Enabling Data Encryption Keys, rotating a key, or deprecating a key triggers a background process that re-encrypts stored values of the affected type with the current Primary key. Over time, this migrates your encrypted data onto the latest keys.
Deprecation
Deprecating a key retires it from encrypting new values while keeping it available for decryption, so previously-encrypted data remains readable. For details, including the grace period that governs deprecated-key logging, see Deprecation and the Grace Period.
Cluster Considerations
Only the active cluster node makes changes to Data Encryption Keys; insert, update, delete, rotation, and deprecation operations are rejected on passive nodes.

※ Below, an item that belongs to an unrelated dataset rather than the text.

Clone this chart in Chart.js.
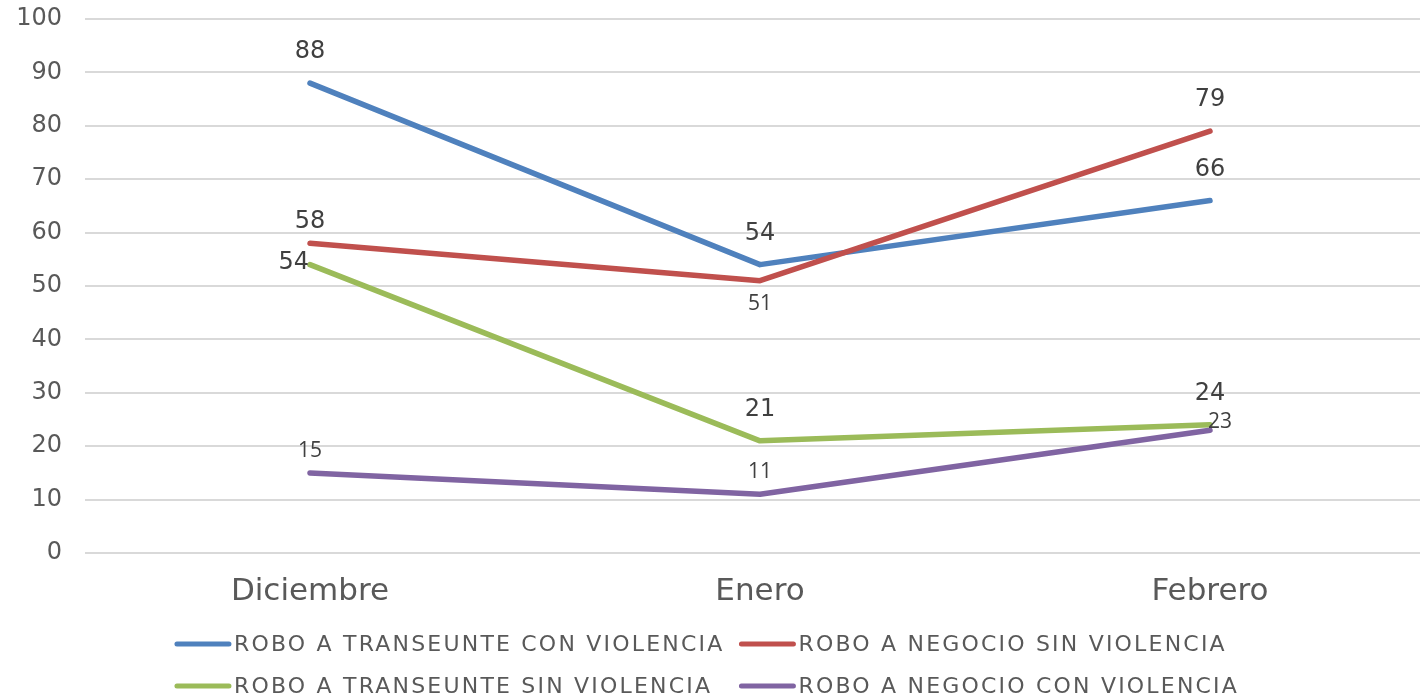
<!DOCTYPE html>
<html><head><meta charset="utf-8">
<script src="https://cdn.jsdelivr.net/npm/chart.js@4/dist/chart.umd.min.js"></script>
<style>html,body{margin:0;padding:0;background:#fff;overflow:hidden;} #wrap{width:1440px;height:698px;position:relative;}</style>
</head><body><div id="wrap"><canvas id="c"></canvas></div>
<script>
// ---- data ----
const categories = ['Diciembre', 'Enero', 'Febrero'];
const seriesNames = ['ROBO A TRANSEUNTE CON VIOLENCIA', 'ROBO A NEGOCIO SIN VIOLENCIA', 'ROBO A TRANSEUNTE SIN VIOLENCIA', 'ROBO A NEGOCIO CON VIOLENCIA'];
const transeunteConViolencia = [88, 54, 66];
const negocioSinViolencia = [58, 51, 79];
const transeunteSinViolencia = [54, 21, 24];
const negocioConViolencia = [15, 11, 23];
const yMin = 0, yMax = 100, yStep = 10;

// ---- styles ----
const seriesColors = ['#4F81BD', '#C0504D', '#9BBB59', '#8064A2'];
const seriesValues = [transeunteConViolencia, negocioSinViolencia, transeunteSinViolencia, negocioConViolencia];
const labelPlacement = [
  ['above', 'above', 'above'],
  ['aboveNear', 'below', 'above'],
  ['left', 'above', 'above'],
  ['aboveNear', 'aboveNear', 'right']
];
const labelAltFont = [
  [0, 0, 0],
  [0, 1, 0],
  [0, 0, 0],
  [1, 1, 1]
];
const placementOffsets = {
  above: {dx: 0, dy: -31, align: 'center'},
  aboveNear: {dx: 0, dy: -22, align: 'center'},
  below: {dx: 0, dy: 23, align: 'center'},
  left: {dx: -1, dy: -2, align: 'right'},
  right: {dx: -2, dy: -8, align: 'left'}
};

const dataLabelsPlugin = {
  id: 'dataLabels',
  afterDatasetsDraw(chart) {
    const ctx = chart.ctx;
    ctx.save();
    ctx.textBaseline = 'middle';
    chart.data.datasets.forEach((ds, di) => {
      const meta = chart.getDatasetMeta(di);
      meta.data.forEach((pt, i) => {
        const p = placementOffsets[labelPlacement[di][i]];
        ctx.font = labelAltFont[di][i] ? "21px 'Open Sans'" : "24px 'DejaVu Sans'";
        ctx.fillStyle = '#404040';
        ctx.textAlign = p.align;
        ctx.fillText(String(ds.data[i]), pt.x + p.dx, pt.y + p.dy);
      });
    });
    ctx.restore();
  }
};

const legendPlugin = {
  id: 'bottomLegend',
  afterDraw(chart) {
    const ctx = chart.ctx;
    ctx.save();
    ctx.font = "22px 'DejaVu Sans'";
    ctx.letterSpacing = '2.2px';
    ctx.textBaseline = 'middle';
    ctx.textAlign = 'left';
    const sw = 56, gap = 3, colGap = 15;
    const widths = seriesNames.map(n => sw + gap + ctx.measureText(n).width);
    const col1 = Math.max(widths[0], widths[2]) + colGap;
    const col2 = Math.max(widths[1], widths[3]);
    const startX = (1414 - (col1 + col2)) / 2;
    const rowsY = [chart.height - 54, chart.height - 12];
    seriesNames.forEach((name, i) => {
      const col = i % 2, row = Math.floor(i / 2);
      const x = startX + (col ? col1 : 0);
      const y = rowsY[row];
      ctx.strokeStyle = seriesColors[i];
      ctx.lineWidth = 5;
      ctx.lineCap = 'round';
      ctx.beginPath();
      ctx.moveTo(x + 2, y);
      ctx.lineTo(x + sw - 2, y);
      ctx.stroke();
      ctx.fillStyle = '#595959';
      ctx.fillText(name, x + sw + gap, y + 1);
    });
    ctx.restore();
  }
};

new Chart(document.getElementById('c'), {
  type: 'line',
  data: {
    labels: categories,
    datasets: seriesNames.map((name, i) => ({
      label: name,
      data: seriesValues[i],
      borderColor: seriesColors[i],
      backgroundColor: seriesColors[i],
      borderWidth: 5.5,
      borderCapStyle: 'round',
      borderJoinStyle: 'round',
      pointRadius: 0,
      tension: 0,
      order: 4 - i
    }))
  },
  options: {
    responsive: true,
    maintainAspectRatio: false,
    animation: false,
    layout: {padding: {top: 19, right: 5, left: 0, bottom: 85}},
    plugins: {legend: {display: false}, tooltip: {enabled: false}},
    scales: {
      x: {
        offset: true,
        grid: {display: false},
        border: {display: false},
        ticks: {color: '#595959', font: {family: 'DejaVu Sans', size: 31}, padding: 12},
        afterFit(s) { s.height = 60; s.paddingLeft = 0; s.paddingRight = 0; }
      },
      y: {
        min: yMin, max: yMax,
        grid: {color: '#D9D9D9', lineWidth: 2, drawTicks: false},
        border: {display: false},
        ticks: {stepSize: yStep, color: '#595959', font: {family: 'DejaVu Sans', size: 24}, padding: 23},
        afterFit(s) { s.width = 85; s.paddingTop = 0; s.paddingBottom = 0; }
      }
    }
  },
  plugins: [dataLabelsPlugin, legendPlugin]
});
</script></body></html>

Passive nodes reload Data Encryption Keys from the database as needed.
Roles and Permissions
Access to encryption keys is governed by roles:
| Action | Required role |
|---|---|
| View Data Encryption Key Settings and keys | ops_admin or ops_service |
| Enable Data Encryption Keys and update settings | ops_admin |
| Rotate, Deprecate, and Promote keys | ops_admin |
Getting Started
- Configure the Keyring Manager and put a valid keyring file in place. A configured keyring is required to enable Data Encryption Keys.
- Enable Data Encryption Keys from Data Encryption Key Settings. A Primary key is generated for each type, and existing sensitive values are re-encrypted under the new keys.
- Manage keys over time using the Rotate, Deprecate, and Promote commands.